• _Work to do_
Retype all of the listing exactly, passing over any picture you find.

• _Material provided_
------------------------------------------------------------

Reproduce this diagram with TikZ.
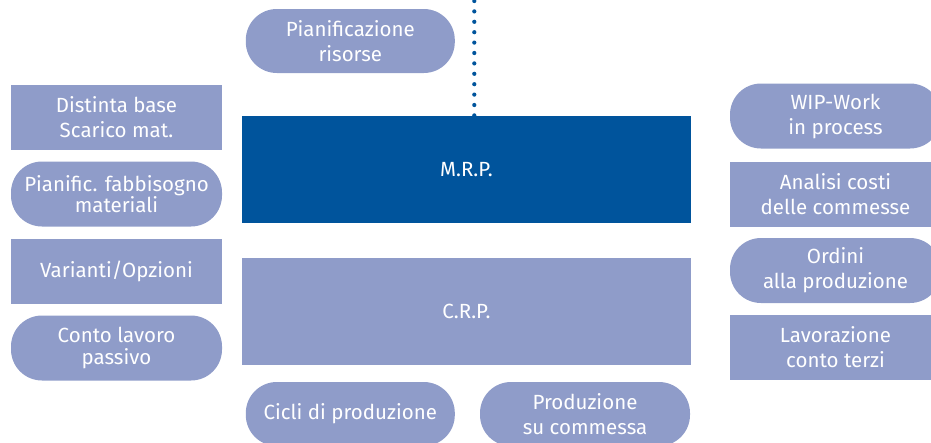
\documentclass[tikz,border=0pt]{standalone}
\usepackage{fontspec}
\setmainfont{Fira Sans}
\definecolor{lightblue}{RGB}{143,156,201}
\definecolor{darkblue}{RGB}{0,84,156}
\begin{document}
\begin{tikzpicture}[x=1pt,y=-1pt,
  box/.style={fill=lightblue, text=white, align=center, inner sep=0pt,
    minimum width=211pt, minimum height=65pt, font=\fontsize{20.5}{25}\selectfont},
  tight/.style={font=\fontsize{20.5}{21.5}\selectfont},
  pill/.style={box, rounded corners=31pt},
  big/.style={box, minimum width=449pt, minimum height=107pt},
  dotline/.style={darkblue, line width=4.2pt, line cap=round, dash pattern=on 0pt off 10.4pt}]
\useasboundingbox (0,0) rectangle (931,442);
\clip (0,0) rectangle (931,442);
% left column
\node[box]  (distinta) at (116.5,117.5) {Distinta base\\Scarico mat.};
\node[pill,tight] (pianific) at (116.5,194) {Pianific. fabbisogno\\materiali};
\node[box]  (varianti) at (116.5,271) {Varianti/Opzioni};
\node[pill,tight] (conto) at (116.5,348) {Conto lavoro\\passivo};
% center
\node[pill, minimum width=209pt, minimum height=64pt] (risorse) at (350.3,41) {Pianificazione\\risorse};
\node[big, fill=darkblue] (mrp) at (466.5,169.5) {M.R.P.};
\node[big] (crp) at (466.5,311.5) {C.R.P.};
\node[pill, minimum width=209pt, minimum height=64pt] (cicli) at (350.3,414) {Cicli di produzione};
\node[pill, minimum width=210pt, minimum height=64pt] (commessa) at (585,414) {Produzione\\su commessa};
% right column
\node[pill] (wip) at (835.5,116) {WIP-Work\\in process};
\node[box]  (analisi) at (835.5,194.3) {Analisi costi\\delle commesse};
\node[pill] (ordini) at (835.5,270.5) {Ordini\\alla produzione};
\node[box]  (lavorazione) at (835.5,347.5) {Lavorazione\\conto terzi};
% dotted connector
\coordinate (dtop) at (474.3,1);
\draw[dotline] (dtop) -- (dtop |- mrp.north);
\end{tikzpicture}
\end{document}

------------------------------------------------------------

• _Answer to the exercise_
Reproduce this diagram with TikZ.
\documentclass[tikz,border=0pt]{standalone}
\usepackage{fontspec}
\setmainfont{Fira Sans}
\definecolor{lightblue}{RGB}{143,156,201}
\definecolor{darkblue}{RGB}{0,84,156}
\begin{document}
\begin{tikzpicture}[x=1pt,y=-1pt,
  box/.style={fill=lightblue, text=white, align=center, inner sep=0pt,
    minimum width=211pt, minimum height=65pt, font=\fontsize{20.5}{25}\selectfont},
  tight/.style={font=\fontsize{20.5}{21.5}\selectfont},
  pill/.style={box, rounded corners=31pt},
  big/.style={box, minimum width=449pt, minimum height=107pt},
  dotline/.style={darkblue, line width=4.2pt, line cap=round, dash pattern=on 0pt off 10.4pt}]
\useasboundingbox (0,0) rectangle (931,442);
\clip (0,0) rectangle (931,442);
% left column
\node[box]  (distinta) at (116.5,117.5) {Distinta base\\Scarico mat.};
\node[pill,tight] (pianific) at (116.5,194) {Pianific. fabbisogno\\materiali};
\node[box]  (varianti) at (116.5,271) {Varianti/Opzioni};
\node[pill,tight] (conto) at (116.5,348) {Conto lavoro\\passivo};
% center
\node[pill, minimum width=209pt, minimum height=64pt] (risorse) at (350.3,41) {Pianificazione\\risorse};
\node[big, fill=darkblue] (mrp) at (466.5,169.5) {M.R.P.};
\node[big] (crp) at (466.5,311.5) {C.R.P.};
\node[pill, minimum width=209pt, minimum height=64pt] (cicli) at (350.3,414) {Cicli di produzione};
\node[pill, minimum width=210pt, minimum height=64pt] (commessa) at (585,414) {Produzione\\su commessa};
% right column
\node[pill] (wip) at (835.5,116) {WIP-Work\\in process};
\node[box]  (analisi) at (835.5,194.3) {Analisi costi\\delle commesse};
\node[pill] (ordini) at (835.5,270.5) {Ordini\\alla produzione};
\node[box]  (lavorazione) at (835.5,347.5) {Lavorazione\\conto terzi};
% dotted connector
\coordinate (dtop) at (474.3,1);
\draw[dotline] (dtop) -- (dtop |- mrp.north);
\end{tikzpicture}
\end{document}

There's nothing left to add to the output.